Brief: Your task is to copy each line that has the word "with".

Material to process:
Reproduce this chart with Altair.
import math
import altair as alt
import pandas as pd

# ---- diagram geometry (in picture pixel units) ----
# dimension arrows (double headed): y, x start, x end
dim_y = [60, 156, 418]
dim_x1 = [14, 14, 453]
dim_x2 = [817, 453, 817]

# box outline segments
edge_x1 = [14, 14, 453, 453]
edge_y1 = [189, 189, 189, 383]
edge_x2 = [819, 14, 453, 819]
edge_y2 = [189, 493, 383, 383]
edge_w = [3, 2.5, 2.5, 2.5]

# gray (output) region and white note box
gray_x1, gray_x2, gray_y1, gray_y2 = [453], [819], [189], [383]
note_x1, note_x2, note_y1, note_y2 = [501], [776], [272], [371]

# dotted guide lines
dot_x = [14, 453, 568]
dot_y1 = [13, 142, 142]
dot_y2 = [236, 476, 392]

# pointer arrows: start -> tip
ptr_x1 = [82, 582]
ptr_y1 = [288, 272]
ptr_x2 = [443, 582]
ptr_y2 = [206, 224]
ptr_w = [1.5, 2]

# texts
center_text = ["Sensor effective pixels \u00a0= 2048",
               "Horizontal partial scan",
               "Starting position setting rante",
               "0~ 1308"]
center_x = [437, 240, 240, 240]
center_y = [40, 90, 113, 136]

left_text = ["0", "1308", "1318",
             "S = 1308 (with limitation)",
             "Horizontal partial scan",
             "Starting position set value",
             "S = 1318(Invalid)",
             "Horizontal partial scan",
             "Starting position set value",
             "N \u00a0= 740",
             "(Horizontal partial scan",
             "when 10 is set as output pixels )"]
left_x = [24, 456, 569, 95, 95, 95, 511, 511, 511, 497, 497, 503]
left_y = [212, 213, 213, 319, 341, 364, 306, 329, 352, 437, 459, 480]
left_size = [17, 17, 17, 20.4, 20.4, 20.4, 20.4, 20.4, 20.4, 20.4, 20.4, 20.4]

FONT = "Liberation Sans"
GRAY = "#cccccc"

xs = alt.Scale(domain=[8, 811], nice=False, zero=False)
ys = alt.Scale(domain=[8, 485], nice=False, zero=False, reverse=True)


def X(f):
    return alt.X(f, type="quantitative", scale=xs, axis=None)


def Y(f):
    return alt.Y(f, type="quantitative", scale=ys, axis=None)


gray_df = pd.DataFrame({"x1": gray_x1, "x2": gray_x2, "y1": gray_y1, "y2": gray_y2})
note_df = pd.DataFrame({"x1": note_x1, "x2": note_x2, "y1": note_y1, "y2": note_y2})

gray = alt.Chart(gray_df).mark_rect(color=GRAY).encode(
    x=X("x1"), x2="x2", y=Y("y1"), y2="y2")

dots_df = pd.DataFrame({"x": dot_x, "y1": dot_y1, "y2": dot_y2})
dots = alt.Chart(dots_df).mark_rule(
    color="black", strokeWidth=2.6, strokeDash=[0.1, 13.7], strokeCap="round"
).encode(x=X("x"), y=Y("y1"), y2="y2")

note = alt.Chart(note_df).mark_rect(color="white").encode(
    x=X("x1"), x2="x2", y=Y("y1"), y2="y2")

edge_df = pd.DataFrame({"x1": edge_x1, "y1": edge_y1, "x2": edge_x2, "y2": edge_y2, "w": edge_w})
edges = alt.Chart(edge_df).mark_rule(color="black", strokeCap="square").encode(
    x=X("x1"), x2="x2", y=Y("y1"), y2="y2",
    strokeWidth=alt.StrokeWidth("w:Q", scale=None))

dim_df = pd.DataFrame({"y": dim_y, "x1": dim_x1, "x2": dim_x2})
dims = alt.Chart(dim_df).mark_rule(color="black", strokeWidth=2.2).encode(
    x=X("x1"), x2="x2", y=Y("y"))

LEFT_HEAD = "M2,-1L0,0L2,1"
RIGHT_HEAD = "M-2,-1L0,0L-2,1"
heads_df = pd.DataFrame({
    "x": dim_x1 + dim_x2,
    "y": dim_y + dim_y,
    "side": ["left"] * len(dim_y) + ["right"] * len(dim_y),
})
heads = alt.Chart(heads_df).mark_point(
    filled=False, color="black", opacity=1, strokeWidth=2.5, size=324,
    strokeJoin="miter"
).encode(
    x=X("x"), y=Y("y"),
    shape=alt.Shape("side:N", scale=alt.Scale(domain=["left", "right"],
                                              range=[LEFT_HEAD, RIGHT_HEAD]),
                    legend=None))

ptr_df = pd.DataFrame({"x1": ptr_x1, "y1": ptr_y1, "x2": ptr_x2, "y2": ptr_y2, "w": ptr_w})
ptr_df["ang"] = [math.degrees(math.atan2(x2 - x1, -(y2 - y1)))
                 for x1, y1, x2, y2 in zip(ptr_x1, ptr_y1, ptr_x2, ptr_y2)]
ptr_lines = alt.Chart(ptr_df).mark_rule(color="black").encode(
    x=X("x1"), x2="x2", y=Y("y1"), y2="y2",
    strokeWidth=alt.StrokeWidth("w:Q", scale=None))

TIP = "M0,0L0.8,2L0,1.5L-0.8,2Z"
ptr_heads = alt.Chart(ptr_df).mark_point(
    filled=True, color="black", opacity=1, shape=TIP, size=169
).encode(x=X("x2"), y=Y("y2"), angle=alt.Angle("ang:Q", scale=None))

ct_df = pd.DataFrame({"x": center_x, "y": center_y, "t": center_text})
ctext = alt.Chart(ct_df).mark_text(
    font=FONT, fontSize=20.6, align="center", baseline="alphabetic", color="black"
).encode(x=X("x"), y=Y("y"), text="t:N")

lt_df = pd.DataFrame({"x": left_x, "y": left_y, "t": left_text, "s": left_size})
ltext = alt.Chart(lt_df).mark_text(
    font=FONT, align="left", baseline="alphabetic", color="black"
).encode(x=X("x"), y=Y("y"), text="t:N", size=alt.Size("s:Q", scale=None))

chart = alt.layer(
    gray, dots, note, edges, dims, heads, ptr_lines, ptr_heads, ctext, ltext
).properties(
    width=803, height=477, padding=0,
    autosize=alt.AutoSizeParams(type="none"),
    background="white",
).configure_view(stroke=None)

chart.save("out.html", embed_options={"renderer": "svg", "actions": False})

...

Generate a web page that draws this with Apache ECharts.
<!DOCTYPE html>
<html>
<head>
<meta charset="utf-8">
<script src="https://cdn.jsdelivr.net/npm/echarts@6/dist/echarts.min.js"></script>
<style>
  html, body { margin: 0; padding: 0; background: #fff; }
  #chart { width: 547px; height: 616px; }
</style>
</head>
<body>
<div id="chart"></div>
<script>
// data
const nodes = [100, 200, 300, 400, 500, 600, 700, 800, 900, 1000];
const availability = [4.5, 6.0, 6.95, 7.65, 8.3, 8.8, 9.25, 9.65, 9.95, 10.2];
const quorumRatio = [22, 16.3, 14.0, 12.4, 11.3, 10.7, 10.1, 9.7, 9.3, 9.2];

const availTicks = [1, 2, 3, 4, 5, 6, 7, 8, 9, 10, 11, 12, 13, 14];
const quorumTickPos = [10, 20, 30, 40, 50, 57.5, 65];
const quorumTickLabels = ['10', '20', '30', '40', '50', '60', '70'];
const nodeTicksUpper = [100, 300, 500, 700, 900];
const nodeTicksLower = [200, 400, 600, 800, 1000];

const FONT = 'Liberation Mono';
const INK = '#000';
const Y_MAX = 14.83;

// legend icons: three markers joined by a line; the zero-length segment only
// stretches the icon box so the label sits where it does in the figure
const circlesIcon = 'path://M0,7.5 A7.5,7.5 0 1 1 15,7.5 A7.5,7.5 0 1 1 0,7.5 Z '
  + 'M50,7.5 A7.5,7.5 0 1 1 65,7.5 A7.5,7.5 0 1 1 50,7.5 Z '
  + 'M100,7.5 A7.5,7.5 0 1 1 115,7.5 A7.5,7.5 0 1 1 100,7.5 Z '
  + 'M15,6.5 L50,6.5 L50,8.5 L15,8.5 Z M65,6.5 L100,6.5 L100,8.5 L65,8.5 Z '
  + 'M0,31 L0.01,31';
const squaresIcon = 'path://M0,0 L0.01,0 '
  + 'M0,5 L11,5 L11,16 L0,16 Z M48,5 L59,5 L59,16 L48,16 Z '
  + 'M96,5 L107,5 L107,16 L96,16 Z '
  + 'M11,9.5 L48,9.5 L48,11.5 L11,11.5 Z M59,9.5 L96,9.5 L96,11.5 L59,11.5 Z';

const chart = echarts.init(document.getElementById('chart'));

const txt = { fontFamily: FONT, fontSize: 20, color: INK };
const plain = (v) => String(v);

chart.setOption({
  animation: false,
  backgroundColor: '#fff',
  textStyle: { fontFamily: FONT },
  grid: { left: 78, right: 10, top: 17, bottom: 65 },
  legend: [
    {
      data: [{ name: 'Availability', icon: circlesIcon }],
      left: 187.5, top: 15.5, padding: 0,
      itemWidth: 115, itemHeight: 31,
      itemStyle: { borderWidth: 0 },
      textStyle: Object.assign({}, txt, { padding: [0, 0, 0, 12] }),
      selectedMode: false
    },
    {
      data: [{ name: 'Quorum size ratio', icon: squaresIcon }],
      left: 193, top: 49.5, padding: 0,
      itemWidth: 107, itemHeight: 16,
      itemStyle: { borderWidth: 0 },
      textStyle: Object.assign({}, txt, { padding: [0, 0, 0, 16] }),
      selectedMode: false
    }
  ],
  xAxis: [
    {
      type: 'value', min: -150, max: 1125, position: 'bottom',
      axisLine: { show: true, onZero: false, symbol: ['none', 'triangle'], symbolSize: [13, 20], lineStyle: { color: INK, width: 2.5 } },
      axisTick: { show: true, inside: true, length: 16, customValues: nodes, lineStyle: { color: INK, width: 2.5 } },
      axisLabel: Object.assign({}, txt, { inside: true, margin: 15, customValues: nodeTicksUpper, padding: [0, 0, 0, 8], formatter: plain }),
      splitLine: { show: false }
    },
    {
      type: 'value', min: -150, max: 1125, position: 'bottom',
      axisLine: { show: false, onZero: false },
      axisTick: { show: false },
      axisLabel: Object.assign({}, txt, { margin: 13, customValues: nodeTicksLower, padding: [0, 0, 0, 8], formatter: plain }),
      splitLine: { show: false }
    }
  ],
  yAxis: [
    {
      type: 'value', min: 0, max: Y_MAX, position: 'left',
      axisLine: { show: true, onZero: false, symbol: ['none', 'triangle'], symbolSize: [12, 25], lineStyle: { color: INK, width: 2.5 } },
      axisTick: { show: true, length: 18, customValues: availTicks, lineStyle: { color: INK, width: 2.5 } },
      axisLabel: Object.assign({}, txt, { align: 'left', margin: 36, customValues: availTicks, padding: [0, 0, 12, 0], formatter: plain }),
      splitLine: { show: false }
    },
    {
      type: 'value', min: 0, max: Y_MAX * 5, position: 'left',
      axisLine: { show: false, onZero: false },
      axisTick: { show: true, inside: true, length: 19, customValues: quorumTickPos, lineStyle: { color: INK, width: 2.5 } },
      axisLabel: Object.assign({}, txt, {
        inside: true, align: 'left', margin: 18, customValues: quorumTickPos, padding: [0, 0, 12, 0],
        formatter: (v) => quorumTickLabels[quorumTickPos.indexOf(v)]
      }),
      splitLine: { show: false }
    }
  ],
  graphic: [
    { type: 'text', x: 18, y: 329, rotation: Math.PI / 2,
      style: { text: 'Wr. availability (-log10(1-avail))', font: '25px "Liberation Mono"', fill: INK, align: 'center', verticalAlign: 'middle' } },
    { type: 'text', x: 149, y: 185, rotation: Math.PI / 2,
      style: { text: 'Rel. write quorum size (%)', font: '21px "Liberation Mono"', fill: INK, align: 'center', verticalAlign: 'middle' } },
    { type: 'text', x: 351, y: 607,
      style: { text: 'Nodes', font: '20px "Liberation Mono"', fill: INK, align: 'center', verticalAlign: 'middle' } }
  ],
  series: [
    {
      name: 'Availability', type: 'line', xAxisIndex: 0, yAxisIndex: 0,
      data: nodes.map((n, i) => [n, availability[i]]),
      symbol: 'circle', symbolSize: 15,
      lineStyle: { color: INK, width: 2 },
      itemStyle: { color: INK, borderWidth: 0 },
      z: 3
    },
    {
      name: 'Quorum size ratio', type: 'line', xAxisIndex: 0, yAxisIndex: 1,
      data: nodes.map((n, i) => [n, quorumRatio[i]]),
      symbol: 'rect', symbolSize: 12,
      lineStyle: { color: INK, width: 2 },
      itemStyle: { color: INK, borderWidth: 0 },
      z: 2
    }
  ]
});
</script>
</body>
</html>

Solution to this exercise:
Reproduce this chart with Altair.
             "S = 1308 (with limitation)",
Generate a web page that draws this with Apache ECharts.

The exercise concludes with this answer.